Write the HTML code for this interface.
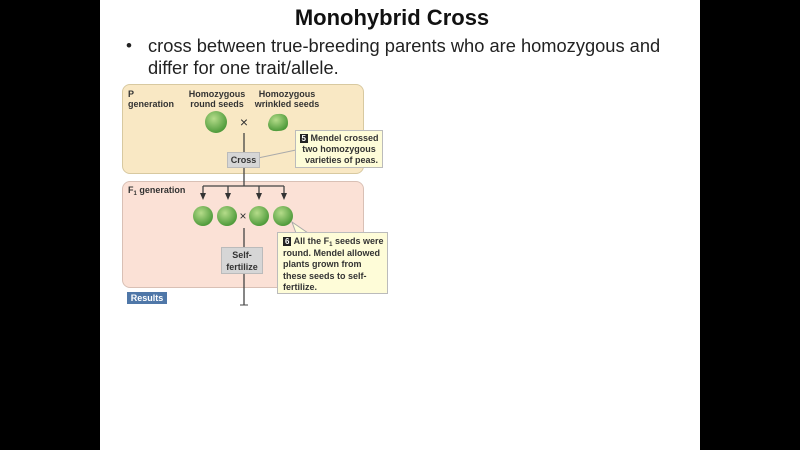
<!DOCTYPE html>
<html><head><style>
body{margin:0;width:800px;height:450px;background:#000;position:relative;overflow:hidden;font-family:"Liberation Sans",sans-serif}
.slide{position:absolute;left:100px;top:0;width:600px;height:450px;background:#fff}
.a{position:absolute}
.t{font-weight:bold;font-size:9px;color:#333;line-height:10px}
.s{font-size:6px;position:relative;top:2px;line-height:0}
</style></head><body>
<div class="slide"></div>
<div class="a" style="left:0;width:800px;top:5px;text-align:center;font-size:22px;font-weight:bold;color:#111"><span style="position:relative;left:-8px">Monohybrid Cross</span></div>
<div class="a" style="left:126px;top:36px;font-size:17px;color:#222">•</div>
<div class="a" style="left:148px;top:35px;font-size:18.3px;color:#222;line-height:22px;width:530px">cross between true-breeding parents who are homozygous and differ for one trait/allele.</div>

<div class="a" style="left:122px;top:84px;width:240px;height:88px;background:#f9e8c4;border:1px solid #d8c9a0;border-radius:8px"></div>
<div class="a" style="left:122px;top:181px;width:240px;height:105px;background:#fbe1d6;border:1px solid #d9c0b5;border-radius:8px"></div>

<div class="a t" style="left:128px;top:89px">P<br>generation</div>
<div class="a t" style="left:187px;top:89px;text-align:center;width:60px">Homozygous<br>round seeds</div>
<div class="a t" style="left:252px;top:89px;text-align:center;width:70px">Homozygous<br>wrinkled seeds</div>
<div class="a t" style="left:128px;top:185px">F<span class="s">1</span> generation</div>

<svg class="a" style="left:0;top:0" width="800" height="450">
<defs><radialGradient id="g" cx="40%" cy="35%" r="65%"><stop offset="0" stop-color="#b5dc8a"/><stop offset="1" stop-color="#4e9a3a"/></radialGradient></defs>
<circle cx="216" cy="122" r="11" fill="url(#g)"/>
<path d="M268,124 q2,-10 10,-10 q10,-1 10,9 q0,8 -10,8 q-10,1 -10,-7z" fill="url(#g)"/>
<text x="244" y="127" font-size="14" text-anchor="middle" fill="#333" font-family="Liberation Sans">×</text>
<line x1="244" y1="133" x2="244" y2="186" stroke="#444" stroke-width="1.3"/>
<line x1="203" y1="186" x2="284" y2="186" stroke="#444" stroke-width="1.3"/>
<g stroke="#444" stroke-width="1.3">
<line x1="203" y1="186" x2="203" y2="194"/><line x1="228" y1="186" x2="228" y2="194"/><line x1="259" y1="186" x2="259" y2="194"/><line x1="284" y1="186" x2="284" y2="194"/></g>
<g fill="#333">
<path d="M200,193 L206,193 L203,200z"/><path d="M225,193 L231,193 L228,200z"/><path d="M256,193 L262,193 L259,200z"/><path d="M281,193 L287,193 L284,200z"/></g>
<circle cx="203" cy="216" r="10" fill="url(#g)"/><circle cx="227" cy="216" r="10" fill="url(#g)"/>
<circle cx="259" cy="216" r="10" fill="url(#g)"/><circle cx="283" cy="216" r="10" fill="url(#g)"/>
<text x="243" y="220" font-size="12" text-anchor="middle" fill="#333" font-family="Liberation Sans">×</text>
<line x1="244" y1="228" x2="244" y2="305" stroke="#444" stroke-width="1.3"/>
<line x1="240" y1="305" x2="248" y2="305" stroke="#444" stroke-width="1"/>
<line x1="258" y1="158" x2="296" y2="150" stroke="#aaa"/>
<path d="M292,222 L308,233 L296,233z" fill="#fefcd8" stroke="#aaa"/>
</svg>

<div class="a t" style="left:227px;top:152px;width:31px;height:14px;background:#d6d6d6;border:1px solid #bbb;text-align:center;line-height:14px">Cross</div>
<div class="a t" style="left:221px;top:247px;width:42px;height:27px;background:#d6d6d6;border:1px solid #bbb;text-align:center;line-height:12px;padding-top:1px;box-sizing:border-box">Self-<br>fertilize</div>

<div class="a t" style="left:295px;top:130px;width:88px;height:38px;background:#fefcd8;border:1px solid #bbb;box-sizing:border-box;padding:2px 0 0 0;text-align:center;line-height:11px"><span style="background:#222;color:#fff;padding:0 2px;font-size:8px">5</span> Mendel crossed<br>two homozygous<br>&nbsp;&nbsp;varieties of peas.</div>
<div class="a t" style="left:277px;top:232px;width:111px;height:62px;background:#fefcd8;border:1px solid #bbb;box-sizing:border-box;padding:3px 0 0 5px;line-height:11.5px"><span style="background:#222;color:#fff;padding:0 2px;font-size:8px">6</span> All the F<span class="s">1</span> seeds were<br>round. Mendel allowed<br>plants grown from<br>these seeds to self-<br>fertilize.</div>

<div class="a t" style="left:127px;top:292px;width:40px;height:12px;background:#4f77a8;color:#fff;text-align:center;line-height:12px">Results</div>
</body></html>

========================================================================

**Instruction:** Repeat exactly and only the lines from the start of the data above through the line that holds "for one trait/allele.</div>", inclusive. Pictures do not belong in the copy.

**Written reply:**
Write the HTML code for this interface.
<!DOCTYPE html>
<html><head><style>
body{margin:0;width:800px;height:450px;background:#000;position:relative;overflow:hidden;font-family:"Liberation Sans",sans-serif}
.slide{position:absolute;left:100px;top:0;width:600px;height:450px;background:#fff}
.a{position:absolute}
.t{font-weight:bold;font-size:9px;color:#333;line-height:10px}
.s{font-size:6px;position:relative;top:2px;line-height:0}
</style></head><body>
<div class="slide"></div>
<div class="a" style="left:0;width:800px;top:5px;text-align:center;font-size:22px;font-weight:bold;color:#111"><span style="position:relative;left:-8px">Monohybrid Cross</span></div>
<div class="a" style="left:126px;top:36px;font-size:17px;color:#222">•</div>
<div class="a" style="left:148px;top:35px;font-size:18.3px;color:#222;line-height:22px;width:530px">cross between true-breeding parents who are homozygous and differ for one trait/allele.</div>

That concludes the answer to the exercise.